Successfully distinguishes periodic and chaotic states

First application of network-TDA pipeline to non-autonomous systems

Potential for automatic design and fault detection tools

Abstract

The use of complex networks for time series analysis has recently shown to be useful as a tool for detecting dynamic state changes for a wide variety of applications. In this work, we implement the commonly used ordinal partition network to transform a time series into a network for detecting these state changes for the simple magnetic pendulum. The time series that we used are obtained experimentally from a base-excited magnetic pendulum apparatus, and numerically from the corresponding governing equations.The magnetic pendulum provides a relatively simple, non-linear example demonstrating transitions from periodic to chaotic motion with the variation of system parameters.
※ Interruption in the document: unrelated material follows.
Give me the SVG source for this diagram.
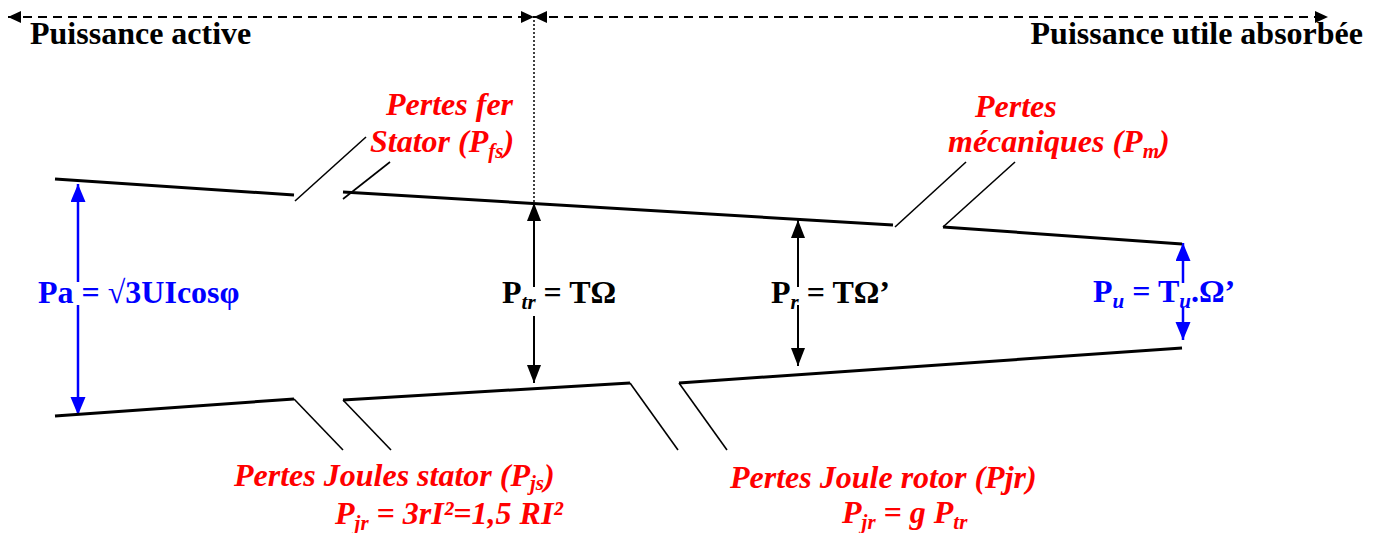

For our method, we implement persistent homology, a shape measuring tool from Topological Data Analysis (TDA), to summarize the shape of the resulting ordinal partition networks as a tool for detecting state changes. We show that this network analysis tool provides a clear distinction between periodic and chaotic time series. Another contribution of this work is the successful application of the networks-TDA pipeline, for the first time, to signals from non-autonomous nonlinear systems. This opens the door for our approach to be used as an automatic design tool for studying the effect of design parameters on the resulting system response. Other uses of this approach include fault detection from sensor signals in a wide variety of engineering operations.